* [Records to use]:

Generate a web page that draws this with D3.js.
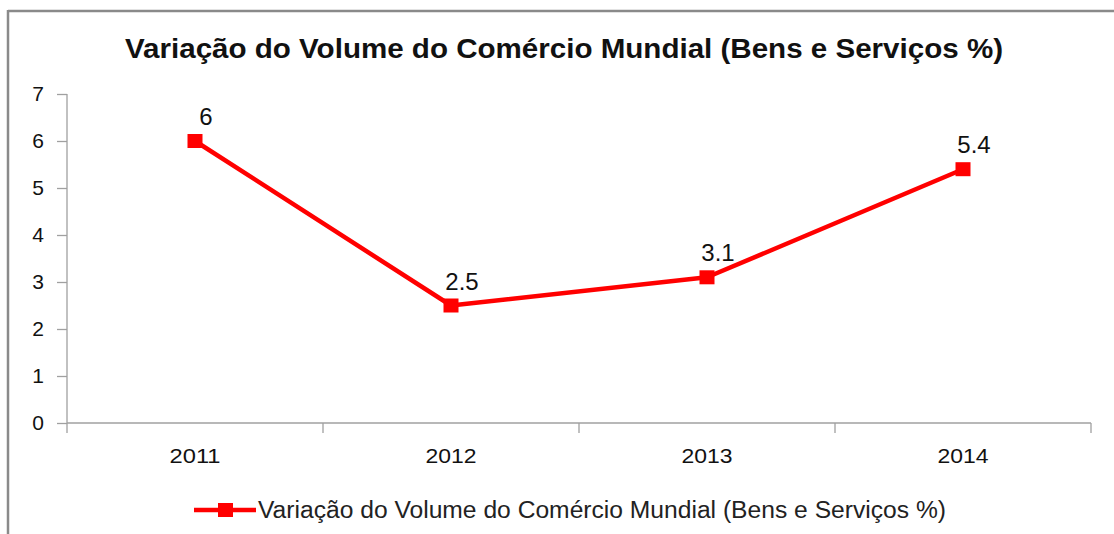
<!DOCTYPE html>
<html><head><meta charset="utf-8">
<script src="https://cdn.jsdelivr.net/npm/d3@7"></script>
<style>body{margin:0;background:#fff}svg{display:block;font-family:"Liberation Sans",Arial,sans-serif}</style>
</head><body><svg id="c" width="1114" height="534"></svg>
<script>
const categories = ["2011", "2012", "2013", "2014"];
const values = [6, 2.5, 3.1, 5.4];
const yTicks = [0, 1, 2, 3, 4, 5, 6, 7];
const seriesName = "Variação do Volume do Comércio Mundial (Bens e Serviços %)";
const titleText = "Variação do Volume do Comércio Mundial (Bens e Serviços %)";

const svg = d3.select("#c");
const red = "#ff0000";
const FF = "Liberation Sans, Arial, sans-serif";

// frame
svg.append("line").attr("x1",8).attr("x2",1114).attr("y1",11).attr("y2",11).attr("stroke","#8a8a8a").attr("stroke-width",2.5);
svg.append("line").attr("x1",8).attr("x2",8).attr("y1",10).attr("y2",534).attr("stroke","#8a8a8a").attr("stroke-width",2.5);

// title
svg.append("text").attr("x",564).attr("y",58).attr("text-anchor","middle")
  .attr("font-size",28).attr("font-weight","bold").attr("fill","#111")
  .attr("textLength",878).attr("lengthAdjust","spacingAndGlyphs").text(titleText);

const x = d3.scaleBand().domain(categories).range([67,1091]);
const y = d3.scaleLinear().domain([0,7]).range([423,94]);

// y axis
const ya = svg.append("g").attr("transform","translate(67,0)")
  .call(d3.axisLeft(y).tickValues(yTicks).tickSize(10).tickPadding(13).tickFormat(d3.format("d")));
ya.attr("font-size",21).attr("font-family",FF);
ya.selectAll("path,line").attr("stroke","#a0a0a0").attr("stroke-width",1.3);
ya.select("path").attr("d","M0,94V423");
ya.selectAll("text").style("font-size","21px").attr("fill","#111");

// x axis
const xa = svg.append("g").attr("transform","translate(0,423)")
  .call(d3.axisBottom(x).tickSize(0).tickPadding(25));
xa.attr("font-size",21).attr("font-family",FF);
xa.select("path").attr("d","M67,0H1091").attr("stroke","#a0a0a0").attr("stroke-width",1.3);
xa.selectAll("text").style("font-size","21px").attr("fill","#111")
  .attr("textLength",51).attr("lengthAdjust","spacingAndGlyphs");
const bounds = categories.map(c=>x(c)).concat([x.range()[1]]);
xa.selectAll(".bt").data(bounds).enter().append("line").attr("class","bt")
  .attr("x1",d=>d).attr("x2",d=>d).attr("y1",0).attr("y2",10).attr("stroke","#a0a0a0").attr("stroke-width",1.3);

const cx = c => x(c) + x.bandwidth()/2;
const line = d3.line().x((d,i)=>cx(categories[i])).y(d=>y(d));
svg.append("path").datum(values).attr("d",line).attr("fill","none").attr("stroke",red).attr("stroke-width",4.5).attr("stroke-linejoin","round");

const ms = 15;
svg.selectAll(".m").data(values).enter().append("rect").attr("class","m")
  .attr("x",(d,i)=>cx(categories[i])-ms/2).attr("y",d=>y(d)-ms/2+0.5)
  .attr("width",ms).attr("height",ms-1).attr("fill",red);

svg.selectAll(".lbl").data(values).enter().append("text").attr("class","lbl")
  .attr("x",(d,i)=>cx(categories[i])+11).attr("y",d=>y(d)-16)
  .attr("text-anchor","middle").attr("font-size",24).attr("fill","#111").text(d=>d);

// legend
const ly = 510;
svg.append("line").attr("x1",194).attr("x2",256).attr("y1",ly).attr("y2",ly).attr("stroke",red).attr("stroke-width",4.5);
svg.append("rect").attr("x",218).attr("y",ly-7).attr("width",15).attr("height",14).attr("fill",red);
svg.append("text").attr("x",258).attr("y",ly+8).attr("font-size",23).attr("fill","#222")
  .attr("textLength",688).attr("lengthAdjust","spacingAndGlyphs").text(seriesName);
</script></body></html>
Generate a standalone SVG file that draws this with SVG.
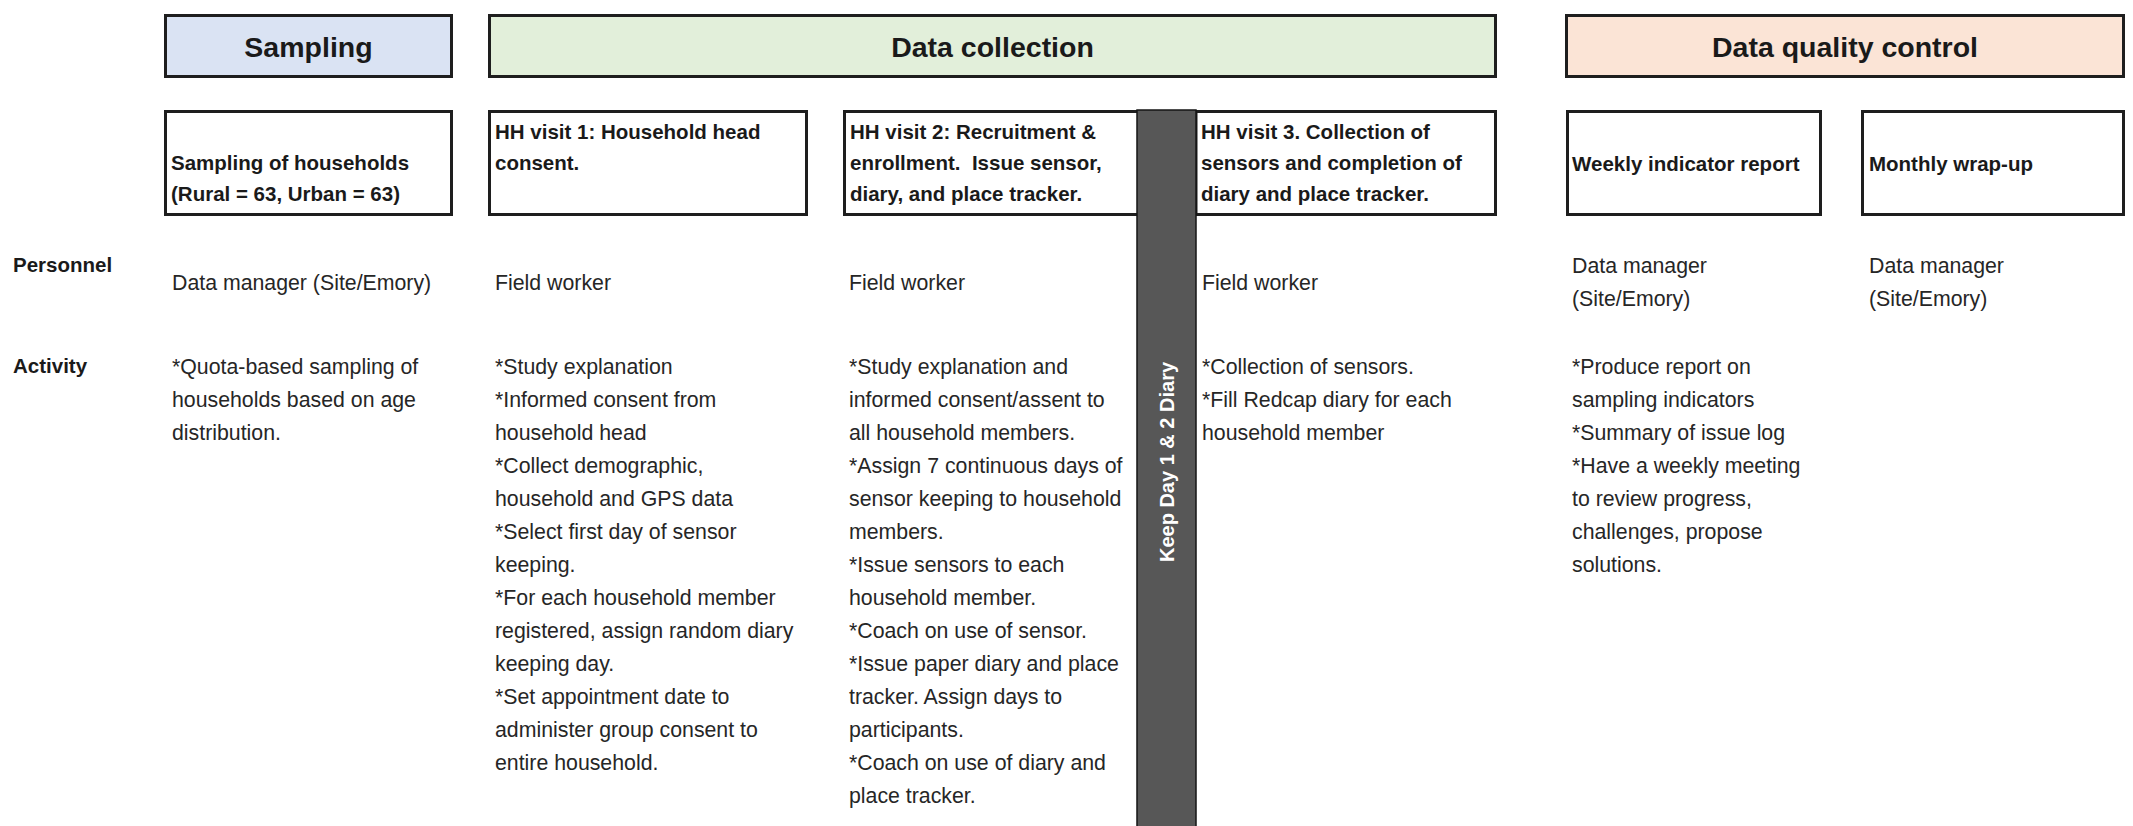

* [Task brief]:
Write out the data precisely as given, excluding the pictures.

* [Final answer]:
Generate a web page that draws this with D3.js.
<!DOCTYPE html>
<html><head><meta charset="utf-8">
<script src="https://cdn.jsdelivr.net/npm/d3@7"></script>
<style>body{margin:0;background:#fff}svg{display:block;font-family:"Liberation Sans",Arial,sans-serif}</style>
</head><body><svg id="c" width="1114" height="534"></svg>
<script>
const categories = ["2011", "2012", "2013", "2014"];
const values = [6, 2.5, 3.1, 5.4];
const yTicks = [0, 1, 2, 3, 4, 5, 6, 7];
const seriesName = "Variação do Volume do Comércio Mundial (Bens e Serviços %)";
const titleText = "Variação do Volume do Comércio Mundial (Bens e Serviços %)";

const svg = d3.select("#c");
const red = "#ff0000";
const FF = "Liberation Sans, Arial, sans-serif";

// frame
svg.append("line").attr("x1",8).attr("x2",1114).attr("y1",11).attr("y2",11).attr("stroke","#8a8a8a").attr("stroke-width",2.5);
svg.append("line").attr("x1",8).attr("x2",8).attr("y1",10).attr("y2",534).attr("stroke","#8a8a8a").attr("stroke-width",2.5);

// title
svg.append("text").attr("x",564).attr("y",58).attr("text-anchor","middle")
  .attr("font-size",28).attr("font-weight","bold").attr("fill","#111")
  .attr("textLength",878).attr("lengthAdjust","spacingAndGlyphs").text(titleText);

const x = d3.scaleBand().domain(categories).range([67,1091]);
const y = d3.scaleLinear().domain([0,7]).range([423,94]);

// y axis
const ya = svg.append("g").attr("transform","translate(67,0)")
  .call(d3.axisLeft(y).tickValues(yTicks).tickSize(10).tickPadding(13).tickFormat(d3.format("d")));
ya.attr("font-size",21).attr("font-family",FF);
ya.selectAll("path,line").attr("stroke","#a0a0a0").attr("stroke-width",1.3);
ya.select("path").attr("d","M0,94V423");
ya.selectAll("text").style("font-size","21px").attr("fill","#111");

// x axis
const xa = svg.append("g").attr("transform","translate(0,423)")
  .call(d3.axisBottom(x).tickSize(0).tickPadding(25));
xa.attr("font-size",21).attr("font-family",FF);
xa.select("path").attr("d","M67,0H1091").attr("stroke","#a0a0a0").attr("stroke-width",1.3);
xa.selectAll("text").style("font-size","21px").attr("fill","#111")
  .attr("textLength",51).attr("lengthAdjust","spacingAndGlyphs");
const bounds = categories.map(c=>x(c)).concat([x.range()[1]]);
xa.selectAll(".bt").data(bounds).enter().append("line").attr("class","bt")
  .attr("x1",d=>d).attr("x2",d=>d).attr("y1",0).attr("y2",10).attr("stroke","#a0a0a0").attr("stroke-width",1.3);

const cx = c => x(c) + x.bandwidth()/2;
const line = d3.line().x((d,i)=>cx(categories[i])).y(d=>y(d));
svg.append("path").datum(values).attr("d",line).attr("fill","none").attr("stroke",red).attr("stroke-width",4.5).attr("stroke-linejoin","round");

const ms = 15;
svg.selectAll(".m").data(values).enter().append("rect").attr("class","m")
  .attr("x",(d,i)=>cx(categories[i])-ms/2).attr("y",d=>y(d)-ms/2+0.5)
  .attr("width",ms).attr("height",ms-1).attr("fill",red);

svg.selectAll(".lbl").data(values).enter().append("text").attr("class","lbl")
  .attr("x",(d,i)=>cx(categories[i])+11).attr("y",d=>y(d)-16)
  .attr("text-anchor","middle").attr("font-size",24).attr("fill","#111").text(d=>d);

// legend
const ly = 510;
svg.append("line").attr("x1",194).attr("x2",256).attr("y1",ly).attr("y2",ly).attr("stroke",red).attr("stroke-width",4.5);
svg.append("rect").attr("x",218).attr("y",ly-7).attr("width",15).attr("height",14).attr("fill",red);
svg.append("text").attr("x",258).attr("y",ly+8).attr("font-size",23).attr("fill","#222")
  .attr("textLength",688).attr("lengthAdjust","spacingAndGlyphs").text(seriesName);
</script></body></html>
Generate a standalone SVG file that draws this with SVG.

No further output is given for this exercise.